Tuesday, January 7, 2014

BUT IF NOT. . .

I was ready to write this post immediately after I finished the last one. I thought so anyway. Instead, God wanted me to write something that was the furthest from my mind and he knew I wasn't ready. So as God does so well, as documented time and again in the Bible, he prepared me. Thankfully, it was not as long as many Biblical preparations. Still having it take twice as long to sit down and knock out a blog and having this unpopular topic drilled into me, over and over, in a relatively short amount of time didn't exactly make for a great way to end or begin the year.

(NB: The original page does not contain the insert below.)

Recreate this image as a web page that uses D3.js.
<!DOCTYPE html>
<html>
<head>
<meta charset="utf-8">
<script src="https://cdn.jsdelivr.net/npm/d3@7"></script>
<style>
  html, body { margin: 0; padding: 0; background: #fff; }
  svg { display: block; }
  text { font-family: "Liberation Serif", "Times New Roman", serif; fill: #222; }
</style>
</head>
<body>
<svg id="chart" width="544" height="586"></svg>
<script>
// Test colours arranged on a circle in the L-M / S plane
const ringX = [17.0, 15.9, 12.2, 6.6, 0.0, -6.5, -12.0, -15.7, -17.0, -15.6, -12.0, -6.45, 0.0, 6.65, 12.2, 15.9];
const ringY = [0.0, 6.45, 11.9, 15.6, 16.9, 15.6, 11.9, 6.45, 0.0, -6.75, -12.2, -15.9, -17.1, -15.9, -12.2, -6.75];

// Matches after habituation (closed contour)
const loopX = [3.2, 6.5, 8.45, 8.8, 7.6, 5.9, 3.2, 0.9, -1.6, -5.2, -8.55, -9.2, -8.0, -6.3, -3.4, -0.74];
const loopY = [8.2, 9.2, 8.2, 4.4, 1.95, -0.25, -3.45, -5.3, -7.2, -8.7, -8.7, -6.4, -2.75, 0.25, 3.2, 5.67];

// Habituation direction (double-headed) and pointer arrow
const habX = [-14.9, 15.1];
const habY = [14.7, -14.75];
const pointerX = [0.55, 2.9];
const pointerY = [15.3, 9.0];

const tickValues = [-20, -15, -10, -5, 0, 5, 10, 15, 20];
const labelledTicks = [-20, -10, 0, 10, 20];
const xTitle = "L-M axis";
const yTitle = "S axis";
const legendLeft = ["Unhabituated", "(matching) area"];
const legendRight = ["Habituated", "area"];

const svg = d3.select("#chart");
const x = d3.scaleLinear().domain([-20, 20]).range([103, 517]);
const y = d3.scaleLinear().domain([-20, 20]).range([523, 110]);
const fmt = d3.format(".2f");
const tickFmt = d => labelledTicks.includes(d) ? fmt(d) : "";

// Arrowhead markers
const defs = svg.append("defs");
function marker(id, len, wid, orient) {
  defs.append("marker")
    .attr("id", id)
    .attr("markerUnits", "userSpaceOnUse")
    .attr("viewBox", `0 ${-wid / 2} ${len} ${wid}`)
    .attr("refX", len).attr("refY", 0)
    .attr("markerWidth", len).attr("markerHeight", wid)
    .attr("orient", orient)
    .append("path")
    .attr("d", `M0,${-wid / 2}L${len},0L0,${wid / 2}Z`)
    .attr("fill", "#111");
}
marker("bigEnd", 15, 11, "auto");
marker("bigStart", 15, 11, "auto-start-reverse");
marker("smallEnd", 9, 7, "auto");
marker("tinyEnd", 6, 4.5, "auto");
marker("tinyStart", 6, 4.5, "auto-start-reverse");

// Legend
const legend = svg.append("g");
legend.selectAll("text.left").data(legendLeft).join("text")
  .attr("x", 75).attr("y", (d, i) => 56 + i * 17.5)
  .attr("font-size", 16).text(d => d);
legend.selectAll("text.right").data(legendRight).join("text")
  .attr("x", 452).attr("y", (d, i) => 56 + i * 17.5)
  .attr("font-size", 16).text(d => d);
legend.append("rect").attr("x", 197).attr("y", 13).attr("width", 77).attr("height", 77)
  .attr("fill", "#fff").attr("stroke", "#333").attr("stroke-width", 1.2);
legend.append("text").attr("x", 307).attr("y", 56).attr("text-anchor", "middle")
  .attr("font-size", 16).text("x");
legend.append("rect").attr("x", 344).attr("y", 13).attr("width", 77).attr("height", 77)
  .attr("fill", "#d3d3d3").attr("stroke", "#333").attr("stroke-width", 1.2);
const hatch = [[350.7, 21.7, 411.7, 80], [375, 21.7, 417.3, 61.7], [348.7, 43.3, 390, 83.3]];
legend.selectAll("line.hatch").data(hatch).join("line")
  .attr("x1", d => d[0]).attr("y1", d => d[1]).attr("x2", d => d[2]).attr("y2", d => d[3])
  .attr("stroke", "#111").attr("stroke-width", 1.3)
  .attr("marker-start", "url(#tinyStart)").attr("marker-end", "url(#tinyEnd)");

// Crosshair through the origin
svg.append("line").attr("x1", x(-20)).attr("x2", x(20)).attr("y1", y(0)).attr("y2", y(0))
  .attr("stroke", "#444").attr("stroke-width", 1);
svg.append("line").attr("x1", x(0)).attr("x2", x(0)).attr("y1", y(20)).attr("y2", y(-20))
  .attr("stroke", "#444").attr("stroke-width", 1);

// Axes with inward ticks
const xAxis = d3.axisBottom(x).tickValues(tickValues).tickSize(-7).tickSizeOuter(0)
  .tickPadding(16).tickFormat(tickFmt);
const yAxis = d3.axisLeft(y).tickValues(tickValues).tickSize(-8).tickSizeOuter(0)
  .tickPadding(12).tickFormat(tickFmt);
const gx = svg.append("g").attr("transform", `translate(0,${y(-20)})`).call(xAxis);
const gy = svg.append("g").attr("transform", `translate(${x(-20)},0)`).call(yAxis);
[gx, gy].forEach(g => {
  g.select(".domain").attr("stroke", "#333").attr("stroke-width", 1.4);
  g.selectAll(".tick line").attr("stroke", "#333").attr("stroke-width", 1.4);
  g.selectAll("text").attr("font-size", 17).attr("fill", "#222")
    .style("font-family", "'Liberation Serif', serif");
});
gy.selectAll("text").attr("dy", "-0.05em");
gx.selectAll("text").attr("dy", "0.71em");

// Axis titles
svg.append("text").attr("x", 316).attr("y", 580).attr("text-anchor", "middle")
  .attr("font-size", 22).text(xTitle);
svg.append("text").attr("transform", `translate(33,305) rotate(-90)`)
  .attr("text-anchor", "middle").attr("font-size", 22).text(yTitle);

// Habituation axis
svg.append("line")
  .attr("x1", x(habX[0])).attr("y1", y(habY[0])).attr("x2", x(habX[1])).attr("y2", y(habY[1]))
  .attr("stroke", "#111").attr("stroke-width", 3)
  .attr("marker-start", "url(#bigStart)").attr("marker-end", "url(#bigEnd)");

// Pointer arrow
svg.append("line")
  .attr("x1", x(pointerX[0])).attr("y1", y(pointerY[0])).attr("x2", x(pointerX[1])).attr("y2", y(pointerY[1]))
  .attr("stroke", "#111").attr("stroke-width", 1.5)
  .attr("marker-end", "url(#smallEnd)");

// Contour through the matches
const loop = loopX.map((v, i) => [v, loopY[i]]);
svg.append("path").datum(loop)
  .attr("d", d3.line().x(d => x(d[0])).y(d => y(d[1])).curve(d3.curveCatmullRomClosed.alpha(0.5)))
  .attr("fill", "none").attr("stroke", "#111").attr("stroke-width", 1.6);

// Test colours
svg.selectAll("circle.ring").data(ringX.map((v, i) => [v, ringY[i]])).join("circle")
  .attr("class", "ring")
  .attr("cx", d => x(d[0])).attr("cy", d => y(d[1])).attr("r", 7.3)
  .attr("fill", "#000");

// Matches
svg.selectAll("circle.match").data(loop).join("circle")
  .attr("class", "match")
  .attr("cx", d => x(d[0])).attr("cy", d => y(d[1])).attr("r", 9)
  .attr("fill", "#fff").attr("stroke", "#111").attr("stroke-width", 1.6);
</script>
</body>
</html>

Fall, the Thanksgiving season, the Christmas season, closing out the old year, and bring in the new year all had on thing in common for my immediate and extended family. November, December, and ,yes, even January brought bad news; some in forms we could have never imagined. We have had major illness fraught with complications, job loss, a major relationship issue, a legal issue, and other income loss. This was, and still is, far from how any of us wanted this celebratory time of year to unfold. I'm sure we have all grown and learned during this time. It will do me good to ask my family what this time has taught them. For now, I will share what it has taught me.

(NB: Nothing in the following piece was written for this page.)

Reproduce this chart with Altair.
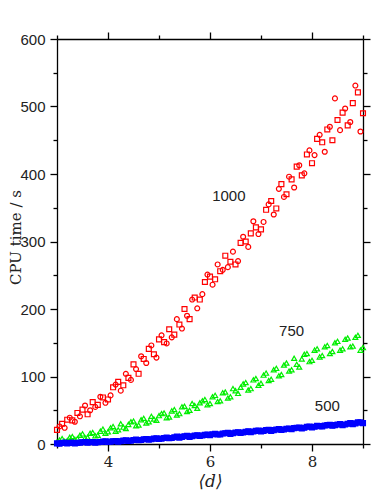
import altair as alt
import pandas as pd

# x grids
x_a = [3.0, 3.1, 3.2, 3.3, 3.4, 3.5, 3.6, 3.7, 3.8, 3.9,
       4.0, 4.1, 4.2, 4.3, 4.4, 4.5, 4.6, 4.7, 4.8, 4.9,
       5.0, 5.1, 5.2, 5.3, 5.4, 5.5, 5.6, 5.7, 5.8, 5.9,
       6.0, 6.1, 6.2, 6.3, 6.4, 6.5, 6.6, 6.7, 6.8, 6.9,
       7.0, 7.1, 7.2, 7.3, 7.4, 7.5, 7.6, 7.7, 7.8, 7.9,
       8.0, 8.1, 8.2, 8.3, 8.4, 8.5, 8.6, 8.7, 8.8, 8.9, 9.0]
x_b = [3.05, 3.15, 3.25, 3.35, 3.45, 3.55, 3.65, 3.75, 3.85, 3.95,
       4.05, 4.15, 4.25, 4.35, 4.45, 4.55, 4.65, 4.75, 4.85, 4.95,
       5.05, 5.15, 5.25, 5.35, 5.45, 5.55, 5.65, 5.75, 5.85, 5.95,
       6.05, 6.15, 6.25, 6.35, 6.45, 6.55, 6.65, 6.75, 6.85, 6.95,
       7.05, 7.15, 7.25, 7.35, 7.45, 7.55, 7.65, 7.75, 7.85, 7.95,
       8.05, 8.15, 8.25, 8.35, 8.45, 8.55, 8.65, 8.75, 8.85, 8.95]

# N = 1000 (red): squares on x_a, circles on x_b
red_sq = [21, 30, 36, 35, 46, 51, 44, 62, 58, 69,
          66, 84, 92, 87, 98, 118, 104, 126, 141, 133,
          155, 151, 170, 162, 177, 200, 185, 217, 214, 240,
          248, 244, 256, 279, 270, 266, 298, 300, 312, 321,
          318, 347, 360, 349, 385, 370, 392, 411, 398, 429,
          416, 452, 447, 466, 450, 480, 491, 472, 505, 521, 490]
red_ci = [26, 24, 39, 33, 41, 57, 50, 55, 70, 61,
          72, 88, 79, 104, 95, 111, 130, 120, 146, 128,
          161, 149, 158, 185, 171, 190, 214, 201, 222, 251,
          236, 266, 258, 262, 285, 271, 307, 292, 330, 311,
          329, 355, 340, 378, 366, 396, 380, 413, 401, 435,
          428, 458, 433, 470, 512, 465, 497, 477, 531, 463]

# N = 750 (green triangles)
green_a = [3, 8, 5, 11, 8, 15, 10, 17, 13, 22,
           18, 26, 21, 25, 29, 34, 28, 38, 33, 37,
           42, 46, 40, 51, 45, 56, 50, 57, 61, 66,
           60, 72, 64, 77, 70, 79, 84, 91, 82, 97,
           90, 105, 96, 112, 103, 120, 110, 118, 126, 134,
           124, 141, 131, 146, 137, 152, 141, 157, 145, 161, 143]
green_b = [6, 4, 10, 7, 13, 9, 16, 12, 19, 16,
           24, 19, 30, 23, 33, 27, 36, 31, 41, 35,
           45, 39, 49, 43, 55, 48, 60, 53, 64, 58,
           70, 63, 76, 68, 82, 75, 89, 80, 95, 87,
           102, 94, 110, 101, 117, 108, 127, 114, 133, 122,
           139, 129, 144, 134, 150, 139, 155, 144, 158, 139]

# N = 500 (blue squares)
blue_a = [1, 1.5, 1, 2, 1.5, 2.5, 2, 3, 2.5, 3.5,
          3, 4, 3.5, 5, 4.5, 6, 5.5, 7, 6.5, 8,
          7.5, 9, 8.5, 10, 9.5, 11.5, 10.5, 12.5, 12, 13.5,
          13, 15, 14, 16, 15, 17, 16.5, 18, 17.5, 19.5,
          18.5, 20.5, 19.5, 21.5, 21, 22.5, 22, 24, 23, 25.5,
          24.5, 27, 26, 28, 27, 29, 28, 30, 29.5, 32, 31]
blue_b = [0.5, 2, 1.5, 1, 2, 3, 2.5, 2, 3, 4,
          3.5, 4.5, 4, 5.5, 5, 6.5, 6, 7.5, 7, 8.5,
          8, 9.5, 9, 11, 10.5, 12, 11.5, 13, 12.5, 14,
          14.5, 14, 15.5, 16.5, 16, 17.5, 17, 19, 18.5, 20,
          19.5, 21, 20.5, 22, 21.5, 23, 23.5, 24.5, 24, 26,
          25.5, 26.5, 27.5, 28.5, 28, 29.5, 29, 31, 30.5, 32]

labels = ["1000", "750", "500"]
label_x = [6.37, 7.6, 8.3]
label_y = [367, 167, 56]

y_ticks = [0, 50, 100, 150, 200, 250, 300, 350, 400, 450, 500, 550, 600]
x_ticks = [3, 4, 5, 6, 7, 8, 9]

rows = []
for xs, ys, s in [(x_a, green_a, "g"), (x_b, green_b, "g"),
                  (x_a, blue_a, "b"), (x_b, blue_b, "b"),
                  (x_a, red_sq, "rs"), (x_b, red_ci, "rc")]:
    for xv, yv in zip(xs, ys):
        rows.append({"x": xv, "y": yv, "s": s})
df = pd.DataFrame(rows)
lab_df = pd.DataFrame({"t": labels, "x": label_x, "y": label_y})

series = ["rs", "rc", "g", "b"]
xscale = alt.Scale(domain=[3, 9], nice=False, zero=False)
yscale = alt.Scale(domain=[0, 600], nice=False)

common_axis = dict(domainColor="black", domainWidth=1.3, tickColor="black",
                   tickWidth=1.3, grid=False)

y_tick_size = {"condition": {"test": "datum.value % 100 === 0", "value": 7}, "value": 4}
x_tick_size = {"condition": {"test": "datum.value % 2 === 0", "value": 7}, "value": 4}

x_bottom = alt.Axis(orient="bottom", values=x_ticks, tickSize=x_tick_size,
                    labelExpr="datum.value % 2 === 0 ? datum.label : ''",
                    labelFont="DejaVu Serif", labelFontSize=15, labelColor="#222",
                    labelPadding=3, labelFlush=False,
                    title="⟨d⟩", titleFont="DejaVu Serif", titleFontStyle="italic",
                    titleFontSize=17, titleFontWeight="normal", titleColor="#222",
                    titleY=37, titleBaseline="middle", **common_axis)
y_left = alt.Axis(orient="left", values=y_ticks, tickSize=y_tick_size,
                  labelExpr="datum.value % 100 === 0 ? datum.label : ''",
                  labelFont="Liberation Sans", labelFontSize=15, labelColor="#222",
                  labelPadding=5, labelFlush=False,
                  title="CPU time / s", titleFont="DejaVu Serif", titleFontSize=15,
                  titleFontWeight="normal", titleColor="#222",
                  titleX=-42, titleY=198, titleBaseline="middle", **common_axis)
x_top = alt.Axis(orient="top", values=x_ticks, tickSize=x_tick_size, labels=False,
                 title=None, **common_axis)
y_right = alt.Axis(orient="right", values=y_ticks, tickSize=y_tick_size, labels=False,
                   title=None, **common_axis)

points = alt.Chart(df).mark_point(size=24, strokeWidth=1.2, filled=False, opacity=1).encode(
    x=alt.X("x:Q", scale=xscale, axis=x_bottom),
    y=alt.Y("y:Q", scale=yscale, axis=y_left),
    color=alt.Color("s:N", scale=alt.Scale(domain=series,
                    range=["#ff0000", "#ff0000", "#00ee00", "#0000ff"]), legend=None),
    shape=alt.Shape("s:N", scale=alt.Scale(domain=series,
                    range=["square", "circle", "triangle-up", "square"]), legend=None),
    fill=alt.Fill("s:N", scale=alt.Scale(domain=series,
                  range=["transparent", "transparent", "transparent", "#0000ff"]), legend=None),
)

frame = alt.Chart(df).mark_point(opacity=0).encode(
    x=alt.X("x:Q", scale=xscale, axis=x_top),
    y=alt.Y("y:Q", scale=yscale, axis=y_right),
)

texts = alt.Chart(lab_df).mark_text(font="Liberation Sans", fontSize=15, color="#222",
                                     align="center", baseline="middle").encode(
    x=alt.X("x:Q", scale=xscale, axis=None),
    y=alt.Y("y:Q", scale=yscale, axis=None),
    text="t:N",
)

chart = alt.layer(points, frame, texts).resolve_axis(
    x="independent", y="independent"
).properties(
    width=306, height=405,
    autosize=alt.AutoSizeParams(type="none"),
    padding={"left": 49, "top": 31, "right": 17, "bottom": 47},
    background="white",
).configure_view(stroke=None)

chart.save("out.html", embed_options={"renderer": "svg", "actions": False})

First, events like these either draws a family closer or rips it to shreds. It's not the event itself that does the pulling together or apart though; it's the responses of the family members to the events. Ours was drawn closer together. Heard of any miracles lately? How about the one two sentences back? All I can say is thank you to my loving Heavenly Father for that. It was none of our doing; especially mine.

Second, because one bad event after another is happening to a family does not mean God has lost control of their situation or abandoned them. To me, it was as if God was saying, "Do you still love and trust me?", "How about after another setback?", "Will your faith in Me hold after I allow this to happen too?", "What if I let the bad news keep coming?". And what came to my mind was how bad God let things get for His early followers before He intervened. Sometimes there was no intervention. God walked beside them to the bitter end and then commended them in the faith chapter.

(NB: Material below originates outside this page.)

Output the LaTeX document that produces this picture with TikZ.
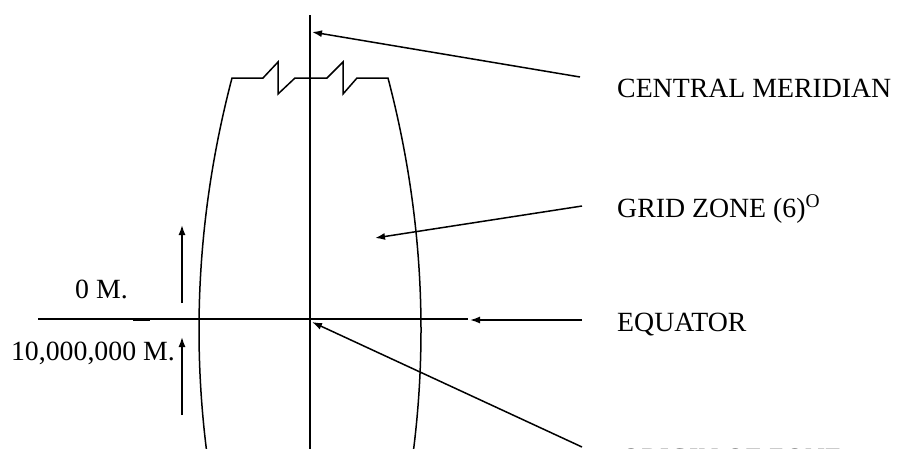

All these people were still living by faith when they died. They did not receive the things promised; they only saw them and welcomed them from a distance, admitting that they were foreigners and strangers on earth. Hebrews 11:13


"All these people" gets my attention. God knows their names. The Bible is not lacking for lists of long unpronounceable names. Why "all these people" in a chapter naming people of faith? When God doesn't list "these people" - You know there are a lot of people! Before and after there are names. Here they are a mass of faithful followers with one thing in common. They all knew God could rescue them and when He didn't they still proclaimed BUT IF NOT OUR FAITH IN YOU WILL NOT CHANGE until they drew their final breath.